INSTRUCTIONS FOR THE TASK:
Your task is to copy the listing exactly. Drop any pictures from the copy.

Code that draws figures:
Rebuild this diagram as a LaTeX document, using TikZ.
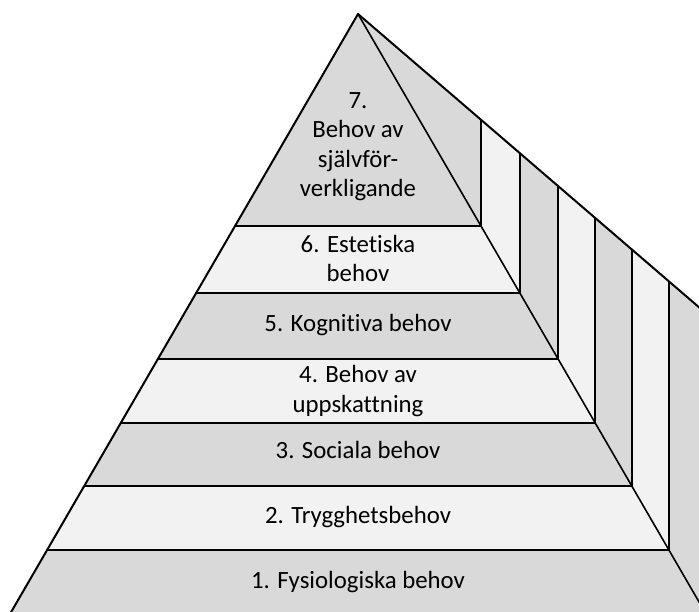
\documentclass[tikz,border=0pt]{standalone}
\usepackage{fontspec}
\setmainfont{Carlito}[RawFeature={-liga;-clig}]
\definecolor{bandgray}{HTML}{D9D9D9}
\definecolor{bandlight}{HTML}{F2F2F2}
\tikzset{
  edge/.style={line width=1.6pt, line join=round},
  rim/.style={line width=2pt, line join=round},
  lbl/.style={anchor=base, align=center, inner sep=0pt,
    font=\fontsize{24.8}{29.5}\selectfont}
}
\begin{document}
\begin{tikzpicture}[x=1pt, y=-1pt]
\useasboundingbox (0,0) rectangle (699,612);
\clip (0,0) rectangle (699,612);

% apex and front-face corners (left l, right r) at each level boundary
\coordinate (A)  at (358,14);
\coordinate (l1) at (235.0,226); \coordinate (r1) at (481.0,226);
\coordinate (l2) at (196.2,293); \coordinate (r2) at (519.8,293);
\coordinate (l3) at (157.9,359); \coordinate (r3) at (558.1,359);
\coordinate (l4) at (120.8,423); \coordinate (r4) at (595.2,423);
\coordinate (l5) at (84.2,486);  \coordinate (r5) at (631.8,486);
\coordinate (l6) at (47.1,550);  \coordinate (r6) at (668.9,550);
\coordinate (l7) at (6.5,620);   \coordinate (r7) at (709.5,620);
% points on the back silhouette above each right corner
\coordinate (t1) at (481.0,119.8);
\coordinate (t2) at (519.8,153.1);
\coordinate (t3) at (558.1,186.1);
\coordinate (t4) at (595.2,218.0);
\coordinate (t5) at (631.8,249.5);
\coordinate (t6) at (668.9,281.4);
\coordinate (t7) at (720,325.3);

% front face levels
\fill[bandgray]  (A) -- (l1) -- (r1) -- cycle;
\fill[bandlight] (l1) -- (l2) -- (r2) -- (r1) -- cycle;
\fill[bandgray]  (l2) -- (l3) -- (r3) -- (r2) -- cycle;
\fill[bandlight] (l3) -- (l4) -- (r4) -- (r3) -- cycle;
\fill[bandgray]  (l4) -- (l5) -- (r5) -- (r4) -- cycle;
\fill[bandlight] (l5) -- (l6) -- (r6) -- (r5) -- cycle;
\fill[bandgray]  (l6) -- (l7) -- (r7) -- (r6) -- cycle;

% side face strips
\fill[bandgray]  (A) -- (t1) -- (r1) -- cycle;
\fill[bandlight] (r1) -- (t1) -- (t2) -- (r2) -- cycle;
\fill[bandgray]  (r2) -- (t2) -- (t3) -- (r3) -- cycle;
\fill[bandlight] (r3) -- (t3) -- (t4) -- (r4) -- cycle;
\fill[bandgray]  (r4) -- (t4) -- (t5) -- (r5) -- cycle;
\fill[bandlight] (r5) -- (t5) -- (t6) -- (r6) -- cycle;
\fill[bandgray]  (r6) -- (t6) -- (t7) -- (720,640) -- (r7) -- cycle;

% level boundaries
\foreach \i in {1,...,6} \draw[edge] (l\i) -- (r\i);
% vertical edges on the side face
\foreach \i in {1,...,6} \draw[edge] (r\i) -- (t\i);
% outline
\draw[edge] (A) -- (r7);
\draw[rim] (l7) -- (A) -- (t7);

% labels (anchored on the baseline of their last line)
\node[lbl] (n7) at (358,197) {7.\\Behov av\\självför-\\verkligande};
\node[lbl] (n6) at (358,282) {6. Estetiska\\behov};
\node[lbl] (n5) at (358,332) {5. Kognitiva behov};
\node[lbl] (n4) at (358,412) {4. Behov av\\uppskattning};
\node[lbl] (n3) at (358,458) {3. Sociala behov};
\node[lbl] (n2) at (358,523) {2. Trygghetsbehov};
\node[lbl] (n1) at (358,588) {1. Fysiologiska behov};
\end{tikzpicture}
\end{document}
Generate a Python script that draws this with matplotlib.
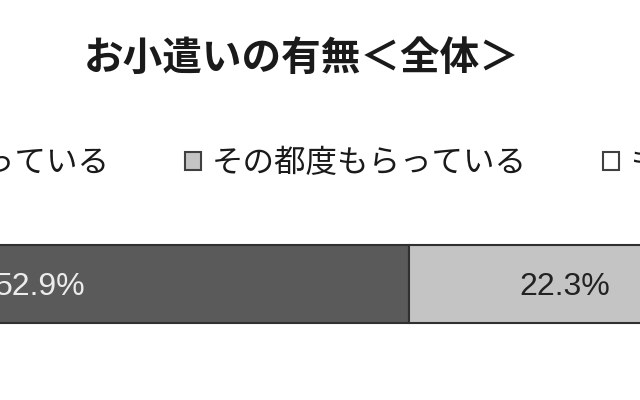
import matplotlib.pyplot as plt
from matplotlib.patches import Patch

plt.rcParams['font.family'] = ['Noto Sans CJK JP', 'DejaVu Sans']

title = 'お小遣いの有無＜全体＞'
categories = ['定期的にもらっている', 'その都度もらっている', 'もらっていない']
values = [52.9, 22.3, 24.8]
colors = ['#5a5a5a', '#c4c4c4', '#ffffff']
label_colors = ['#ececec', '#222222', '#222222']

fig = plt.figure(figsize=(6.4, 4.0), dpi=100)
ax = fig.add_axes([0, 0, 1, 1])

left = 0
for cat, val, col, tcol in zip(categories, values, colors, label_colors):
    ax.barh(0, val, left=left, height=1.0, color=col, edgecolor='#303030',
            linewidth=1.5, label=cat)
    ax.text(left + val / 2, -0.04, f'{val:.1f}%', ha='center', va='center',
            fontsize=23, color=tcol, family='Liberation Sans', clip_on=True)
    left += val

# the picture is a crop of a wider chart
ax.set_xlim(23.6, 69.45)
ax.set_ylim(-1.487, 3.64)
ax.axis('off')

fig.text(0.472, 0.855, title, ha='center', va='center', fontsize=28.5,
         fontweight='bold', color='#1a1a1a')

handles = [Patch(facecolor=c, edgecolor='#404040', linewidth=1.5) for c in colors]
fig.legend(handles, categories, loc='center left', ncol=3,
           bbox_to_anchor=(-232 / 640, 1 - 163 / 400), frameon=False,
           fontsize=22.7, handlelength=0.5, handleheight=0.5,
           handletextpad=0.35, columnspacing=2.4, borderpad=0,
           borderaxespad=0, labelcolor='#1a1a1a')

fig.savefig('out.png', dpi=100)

OUTPUT FOR THIS TASK:
Rebuild this diagram as a LaTeX document, using TikZ.
\documentclass[tikz,border=0pt]{standalone}
\usepackage{fontspec}
\setmainfont{Carlito}[RawFeature={-liga;-clig}]
\definecolor{bandgray}{HTML}{D9D9D9}
\definecolor{bandlight}{HTML}{F2F2F2}
\tikzset{
  edge/.style={line width=1.6pt, line join=round},
  rim/.style={line width=2pt, line join=round},
  lbl/.style={anchor=base, align=center, inner sep=0pt,
    font=\fontsize{24.8}{29.5}\selectfont}
}
\begin{document}
\begin{tikzpicture}[x=1pt, y=-1pt]
\useasboundingbox (0,0) rectangle (699,612);
\clip (0,0) rectangle (699,612);

% apex and front-face corners (left l, right r) at each level boundary
\coordinate (A)  at (358,14);
\coordinate (l1) at (235.0,226); \coordinate (r1) at (481.0,226);
\coordinate (l2) at (196.2,293); \coordinate (r2) at (519.8,293);
\coordinate (l3) at (157.9,359); \coordinate (r3) at (558.1,359);
\coordinate (l4) at (120.8,423); \coordinate (r4) at (595.2,423);
\coordinate (l5) at (84.2,486);  \coordinate (r5) at (631.8,486);
\coordinate (l6) at (47.1,550);  \coordinate (r6) at (668.9,550);
\coordinate (l7) at (6.5,620);   \coordinate (r7) at (709.5,620);
% points on the back silhouette above each right corner
\coordinate (t1) at (481.0,119.8);
\coordinate (t2) at (519.8,153.1);
\coordinate (t3) at (558.1,186.1);
\coordinate (t4) at (595.2,218.0);
\coordinate (t5) at (631.8,249.5);
\coordinate (t6) at (668.9,281.4);
\coordinate (t7) at (720,325.3);

% front face levels
\fill[bandgray]  (A) -- (l1) -- (r1) -- cycle;
\fill[bandlight] (l1) -- (l2) -- (r2) -- (r1) -- cycle;
\fill[bandgray]  (l2) -- (l3) -- (r3) -- (r2) -- cycle;
\fill[bandlight] (l3) -- (l4) -- (r4) -- (r3) -- cycle;
\fill[bandgray]  (l4) -- (l5) -- (r5) -- (r4) -- cycle;
\fill[bandlight] (l5) -- (l6) -- (r6) -- (r5) -- cycle;
\fill[bandgray]  (l6) -- (l7) -- (r7) -- (r6) -- cycle;

% side face strips
\fill[bandgray]  (A) -- (t1) -- (r1) -- cycle;
\fill[bandlight] (r1) -- (t1) -- (t2) -- (r2) -- cycle;
\fill[bandgray]  (r2) -- (t2) -- (t3) -- (r3) -- cycle;
\fill[bandlight] (r3) -- (t3) -- (t4) -- (r4) -- cycle;
\fill[bandgray]  (r4) -- (t4) -- (t5) -- (r5) -- cycle;
\fill[bandlight] (r5) -- (t5) -- (t6) -- (r6) -- cycle;
\fill[bandgray]  (r6) -- (t6) -- (t7) -- (720,640) -- (r7) -- cycle;

% level boundaries
\foreach \i in {1,...,6} \draw[edge] (l\i) -- (r\i);
% vertical edges on the side face
\foreach \i in {1,...,6} \draw[edge] (r\i) -- (t\i);
% outline
\draw[edge] (A) -- (r7);
\draw[rim] (l7) -- (A) -- (t7);

% labels (anchored on the baseline of their last line)
\node[lbl] (n7) at (358,197) {7.\\Behov av\\självför-\\verkligande};
\node[lbl] (n6) at (358,282) {6. Estetiska\\behov};
\node[lbl] (n5) at (358,332) {5. Kognitiva behov};
\node[lbl] (n4) at (358,412) {4. Behov av\\uppskattning};
\node[lbl] (n3) at (358,458) {3. Sociala behov};
\node[lbl] (n2) at (358,523) {2. Trygghetsbehov};
\node[lbl] (n1) at (358,588) {1. Fysiologiska behov};
\end{tikzpicture}
\end{document}
Generate a Python script that draws this with matplotlib.
import matplotlib.pyplot as plt
from matplotlib.patches import Patch

plt.rcParams['font.family'] = ['Noto Sans CJK JP', 'DejaVu Sans']

title = 'お小遣いの有無＜全体＞'
categories = ['定期的にもらっている', 'その都度もらっている', 'もらっていない']
values = [52.9, 22.3, 24.8]
colors = ['#5a5a5a', '#c4c4c4', '#ffffff']
label_colors = ['#ececec', '#222222', '#222222']

fig = plt.figure(figsize=(6.4, 4.0), dpi=100)
ax = fig.add_axes([0, 0, 1, 1])

left = 0
for cat, val, col, tcol in zip(categories, values, colors, label_colors):
    ax.barh(0, val, left=left, height=1.0, color=col, edgecolor='#303030',
            linewidth=1.5, label=cat)
    ax.text(left + val / 2, -0.04, f'{val:.1f}%', ha='center', va='center',
            fontsize=23, color=tcol, family='Liberation Sans', clip_on=True)
    left += val

# the picture is a crop of a wider chart
ax.set_xlim(23.6, 69.45)
ax.set_ylim(-1.487, 3.64)
ax.axis('off')

fig.text(0.472, 0.855, title, ha='center', va='center', fontsize=28.5,
         fontweight='bold', color='#1a1a1a')

handles = [Patch(facecolor=c, edgecolor='#404040', linewidth=1.5) for c in colors]
fig.legend(handles, categories, loc='center left', ncol=3,
           bbox_to_anchor=(-232 / 640, 1 - 163 / 400), frameon=False,
           fontsize=22.7, handlelength=0.5, handleheight=0.5,
           handletextpad=0.35, columnspacing=2.4, borderpad=0,
           borderaxespad=0, labelcolor='#1a1a1a')

fig.savefig('out.png', dpi=100)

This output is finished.